• SHORT PROBLEM: Starting at the first line of the data, please print exactly those lines through the one that holds "theta_step = 0.1", omitting every picture.

• DATA:

-------------------------

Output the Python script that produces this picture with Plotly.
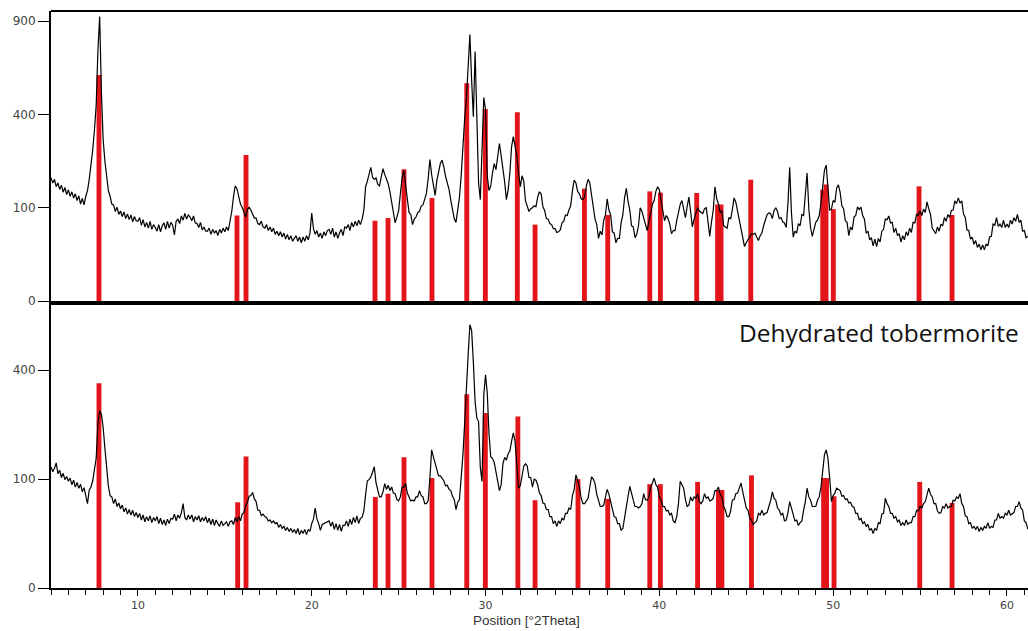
import numpy as np
import plotly.graph_objects as go

# 2theta grid: scan from 5.0 deg in 0.1 deg steps
theta_start = 5.0
theta_step = 0.1

# Measured pattern (counts), upper panel
top_counts = [
    175, 160, 170, 150, 160, 143, 154, 136, 148, 130,
    142, 126, 137, 122, 132, 116, 127, 108, 121, 106,
    126, 140, 170, 210, 262, 336, 440, 720, 930, 500,
    300, 225, 172, 140, 126, 108, 106, 92, 101, 86,
    93, 82, 91, 78, 87, 76, 85, 72, 82, 74,
    73, 80, 66, 76, 63, 71, 61, 73, 59, 67,
    62, 56, 67, 55, 65, 70, 59, 73, 61, 71,
    66, 50, 73, 77, 69, 83, 75, 88, 77, 85,
    81, 74, 83, 70, 69, 62, 71, 58, 63, 56,
    56, 61, 51, 59, 53, 57, 49, 59, 53, 61,
    55, 63, 57, 71, 92, 125, 152, 145, 122, 108,
    101, 89, 81, 96, 101, 95, 87, 79, 79, 69,
    67, 73, 63, 61, 67, 57, 63, 55, 61, 51,
    56, 49, 55, 47, 53, 44, 51, 43, 49, 41,
    45, 49, 41, 47, 39, 47, 41, 49, 43, 53,
    89, 60, 51, 57, 47, 53, 45, 55, 49, 57,
    59, 51, 61, 47, 55, 45, 53, 59, 49, 63,
    61, 67, 57, 71, 63, 73, 65, 75, 67, 77,
    95, 150, 165, 188, 205, 176, 170, 174, 156, 152,
    174, 201, 184, 172, 158, 137, 113, 92, 70, 81,
    94, 132, 175, 195, 148, 120, 90, 86, 67, 77,
    81, 90, 92, 104, 106, 120, 133, 172, 230, 183,
    152, 128, 167, 193, 217, 228, 207, 178, 162, 143,
    117, 96, 78, 71, 92, 123, 182, 288, 382, 470,
    640, 815, 560, 390, 715, 420, 160, 118, 250, 475,
    420, 180, 140, 152, 188, 217, 198, 237, 285, 242,
    205, 163, 118, 142, 188, 274, 310, 268, 242, 188,
    150, 180, 165, 115, 100, 92, 98, 100, 104, 102,
    124, 137, 132, 102, 94, 78, 77, 69, 67, 60,
    60, 54, 55, 58, 70, 73, 85, 84, 95, 104,
    140, 168, 160, 138, 132, 120, 118, 124, 152, 170,
    160, 130, 110, 77, 67, 45, 56, 50, 75, 85,
    120, 95, 85, 55, 53, 39, 45, 45, 70, 85,
    123, 146, 114, 95, 65, 63, 46, 51, 65, 100,
    92, 78, 68, 57, 73, 89, 107, 116, 138, 150,
    142, 116, 97, 74, 84, 78, 68, 52, 57, 57,
    74, 88, 107, 116, 97, 80, 102, 124, 92, 63,
    77, 88, 100, 93, 90, 88, 98, 100, 72, 48,
    72, 94, 150, 120, 108, 90, 94, 65, 63, 61,
    80, 77, 96, 122, 112, 93, 80, 62, 47, 34,
    39, 43, 49, 52, 51, 53, 47, 42, 49, 53,
    65, 74, 86, 89, 88, 78, 94, 100, 92, 78,
    80, 72, 70, 62, 110, 205, 90, 47, 56, 53,
    69, 65, 86, 84, 122, 188, 98, 62, 48, 57,
    71, 75, 84, 110, 143, 197, 212, 148, 95, 97,
    116, 112, 146, 155, 136, 104, 98, 74, 71, 49,
    63, 58, 81, 84, 102, 96, 101, 84, 77, 53,
    56, 43, 46, 35, 44, 34, 45, 40, 56, 59,
    77, 76, 83, 70, 71, 54, 61, 49, 52, 40,
    49, 43, 55, 49, 61, 54, 71, 70, 87, 84,
    93, 84, 97, 90, 113, 98, 86, 61, 57, 52,
    63, 56, 68, 65, 80, 73, 86, 80, 94, 95,
    115, 109, 122, 110, 115, 87, 80, 58, 57, 44,
    47, 37, 42, 33, 37, 30, 36, 30, 37, 35,
    47, 48, 68, 66, 80, 64, 68, 62, 75, 62,
    68, 62, 75, 68, 80, 73, 86, 71, 75, 56,
    57, 46, 48,
]

# Measured pattern (counts), lower panel (dehydrated tobermorite)
bottom_counts = [
    124, 114, 121, 132, 110, 117, 103, 111, 99, 105,
    96, 102, 90, 98, 86, 94, 84, 91, 78, 85,
    72, 60, 81, 86, 97, 122, 142, 230, 265, 255,
    218, 165, 122, 88, 72, 70, 60, 67, 56, 61,
    53, 58, 49, 54, 46, 52, 45, 51, 43, 48,
    42, 47, 39, 45, 37, 43, 38, 44, 36, 42,
    38, 43, 35, 41, 34, 39, 33, 40, 35, 41,
    40, 46, 38, 45, 41, 48, 60, 42, 39, 45,
    40, 45, 37, 43, 39, 44, 37, 42, 38, 43,
    36, 41, 34, 40, 33, 39, 35, 32, 38, 33,
    35, 37, 32, 37, 38, 34, 42, 37, 43, 38,
    46, 48, 57, 62, 71, 72, 77, 67, 63, 51,
    51, 44, 46, 43, 42, 38, 39, 36, 38, 35,
    36, 31, 34, 30, 32, 28, 31, 27, 30, 26,
    29, 25, 30, 24, 28, 25, 29, 24, 29, 27,
    35, 40, 54, 40, 35, 28, 34, 35, 36, 37,
    38, 32, 37, 29, 35, 28, 34, 27, 33, 33,
    38, 32, 40, 34, 42, 36, 44, 35, 41, 42,
    50, 74, 97, 99, 104, 113, 124, 93, 80, 70,
    70, 78, 92, 82, 89, 80, 86, 76, 75, 66,
    64, 70, 86, 86, 92, 76, 70, 64, 65, 64,
    70, 70, 80, 72, 70, 60, 60, 64, 102, 161,
    145, 132, 122, 106, 106, 100, 97, 88, 89, 82,
    80, 71, 66, 52, 62, 66, 100, 150, 230, 315,
    459, 585, 560, 431, 292, 244, 233, 122, 96, 315,
    383, 320, 200, 145, 142, 133, 114, 94, 80, 90,
    130, 144, 138, 152, 158, 182, 203, 181, 122, 84,
    88, 104, 125, 130, 125, 103, 103, 86, 100, 98,
    90, 76, 72, 61, 60, 52, 52, 43, 43, 35,
    38, 32, 38, 35, 41, 39, 47, 47, 54, 52,
    72, 82, 108, 98, 86, 68, 60, 60, 65, 68,
    86, 104, 100, 92, 74, 65, 56, 56, 58, 70,
    82, 74, 61, 54, 43, 42, 35, 35, 28, 30,
    43, 60, 71, 87, 73, 65, 56, 56, 54, 56,
    60, 75, 66, 65, 70, 86, 93, 102, 90, 86,
    70, 65, 56, 56, 50, 51, 45, 47, 38, 36,
    43, 60, 96, 90, 84, 66, 56, 58, 70, 64,
    70, 68, 75, 63, 60, 64, 75, 68, 70, 64,
    65, 68, 80, 80, 86, 74, 70, 56, 51, 43,
    43, 50, 65, 66, 75, 76, 86, 93, 78, 65,
    54, 51, 41, 39, 34, 36, 38, 47, 45, 51,
    45, 47, 48, 56, 64, 78, 68, 65, 54, 51,
    45, 47, 38, 39, 48, 63, 53, 47, 38, 39,
    33, 36, 38, 51, 63, 84, 70, 65, 56, 56,
    56, 65, 70, 86, 122, 150, 161, 142, 102, 63,
    72, 76, 84, 82, 80, 71, 72, 66, 67, 61,
    62, 56, 55, 47, 47, 39, 41, 35, 37, 32,
    34, 28, 30, 25, 30, 28, 36, 35, 46, 47,
    68, 60, 56, 47, 47, 41, 43, 37, 39, 33,
    36, 33, 39, 34, 36, 36, 43, 43, 51, 50,
    56, 54, 60, 63, 75, 84, 74, 70, 60, 60,
    50, 47, 48, 56, 54, 60, 54, 56, 56, 65,
    64, 70, 68, 75, 60, 56, 44, 43, 35, 36,
    30, 32, 29, 32, 27, 31, 28, 32, 30, 36,
    30, 32, 31, 39, 39, 47, 41, 43, 41, 47,
    45, 51, 45, 47, 48, 56, 56, 63, 54, 51,
    38, 36, 29,
]

# Reference stick patterns (position deg 2theta, intensity counts)
top_ref_pos = [7.76, 15.70, 16.22, 23.64, 24.39, 25.31, 26.92, 28.92, 29.99, 31.83,
               32.85, 35.69, 37.03, 39.45, 40.06, 42.15, 43.35, 43.55, 45.26, 49.40,
               49.59, 50.01, 54.94, 56.84]
top_ref_int = [587, 84, 245, 74, 79, 199, 122, 544, 423, 409,
               67, 145, 85, 138, 135, 134, 107, 107, 169, 142,
               156, 97, 151, 85]

bottom_ref_pos = [7.76, 15.74, 16.22, 23.66, 24.39, 25.31, 26.92, 28.92, 29.99, 31.86,
                  32.85, 35.32, 37.03, 39.45, 40.06, 42.20, 43.40, 43.60, 45.30, 49.45,
                  49.62, 50.05, 54.98, 56.84]
bottom_ref_int = [354, 62, 146, 70, 75, 144, 102, 317, 258, 248,
                  65, 100, 67, 91, 91, 95, 81, 81, 107, 102,
                  102, 71, 95, 61]

top_ticks = [0, 100, 400, 900]
bottom_ticks = [0, 100, 400]
x_ticks = [10, 20, 30, 40, 50, 60]

theta_top = np.round(theta_start + theta_step * np.arange(len(top_counts)), 2)
theta_bot = np.round(theta_start + theta_step * np.arange(len(bottom_counts)), 2)

# square-root intensity scale
sq = lambda v: np.sqrt(np.asarray(v, dtype=float))

RED = "#e3141a"
BAR_W = 0.28

fig = go.Figure()
fig.add_trace(go.Scatter(x=theta_top, y=sq(top_counts), mode="lines",
                         line=dict(color="black", width=1.2), xaxis="x2", yaxis="y2",
                         showlegend=False, hoverinfo="skip"))
fig.add_trace(go.Bar(x=top_ref_pos, y=sq(top_ref_int), width=BAR_W,
                     marker=dict(color=RED, line=dict(width=0)), xaxis="x2", yaxis="y2",
                     showlegend=False))
fig.add_trace(go.Scatter(x=theta_bot, y=sq(bottom_counts), mode="lines",
                         line=dict(color="black", width=1.2), xaxis="x", yaxis="y",
                         showlegend=False, hoverinfo="skip"))
fig.add_trace(go.Bar(x=bottom_ref_pos, y=sq(bottom_ref_int), width=BAR_W,
                     marker=dict(color=RED, line=dict(width=0)), xaxis="x", yaxis="y",
                     showlegend=False))

split = (588 - 301) / 577.0
xr = [5.0, 61.21]
tickfont_y = dict(family="DejaVu Sans", size=12, color="#444")
tickfont_x = dict(family="DejaVu Sans", size=11, color="#444")

fig.update_layout(
    width=1028, height=631,
    margin=dict(l=51, r=0, t=11, b=43),
    paper_bgcolor="white", plot_bgcolor="white",
    barmode="overlay",
    xaxis=dict(domain=[0, 1], range=xr, anchor="y", showgrid=False, zeroline=False,
               showline=True, linecolor="black", linewidth=2,
               tickmode="array", tickvals=x_ticks, ticktext=[str(t) for t in x_ticks],
               ticks="outside", ticklen=6, tickcolor="black", tickwidth=1,
               tickfont=tickfont_x,
               minor=dict(dtick=1, tick0=0, ticks="outside", ticklen=5,
                          tickcolor="black", tickwidth=1, showgrid=False)),
    yaxis=dict(domain=[0, split], range=[0, 26.36], anchor="x", showgrid=False,
               zeroline=False, showline=True, linecolor="black", linewidth=2,
               tickmode="array", tickvals=list(sq(bottom_ticks)),
               ticktext=[str(t) for t in bottom_ticks],
               ticks="outside", ticklen=11, tickcolor="black", tickwidth=1,
               tickfont=tickfont_y),
    xaxis2=dict(domain=[0, 1], range=xr, anchor="y2", showgrid=False, zeroline=False,
                showline=True, linecolor="black", linewidth=4,
                showticklabels=False, ticks=""),
    yaxis2=dict(domain=[split, 1], range=[0, 31.08], anchor="x2", showgrid=False,
                zeroline=False, showline=True, linecolor="black", linewidth=2,
                tickmode="array", tickvals=list(sq(top_ticks)),
                ticktext=[str(t) for t in top_ticks],
                ticks="outside", ticklen=11, tickcolor="black", tickwidth=1,
                tickfont=tickfont_y),
    shapes=[dict(type="line", xref="paper", yref="paper", x0=0, x1=1, y0=1, y1=1,
                 line=dict(color="black", width=2))],
    annotations=[
        dict(text="Position [°2Theta]", xref="paper", yref="paper",
             x=(526.7 - 51) / 977.0, y=(588 - 620) / 577.0,
             xanchor="center", yanchor="middle", showarrow=False,
             font=dict(family="Liberation Sans", size=13.5, color="#333")),
        dict(text="Dehydrated tobermorite", xref="paper", yref="paper",
             x=(737 - 51) / 977.0, y=(588 - 332) / 577.0,
             xanchor="left", yanchor="middle", showarrow=False,
             font=dict(family="Open Sans", size=24.5, color="#111")),
    ],
)

fig.write_html("out.html", config={"displayModeBar": False},
               post_script="document.body.style.margin='0';document.body.style.overflow='hidden';")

-------------------------

• RESULT OF THE TASK:
Output the Python script that produces this picture with Plotly.
import numpy as np
import plotly.graph_objects as go

# 2theta grid: scan from 5.0 deg in 0.1 deg steps
theta_start = 5.0
theta_step = 0.1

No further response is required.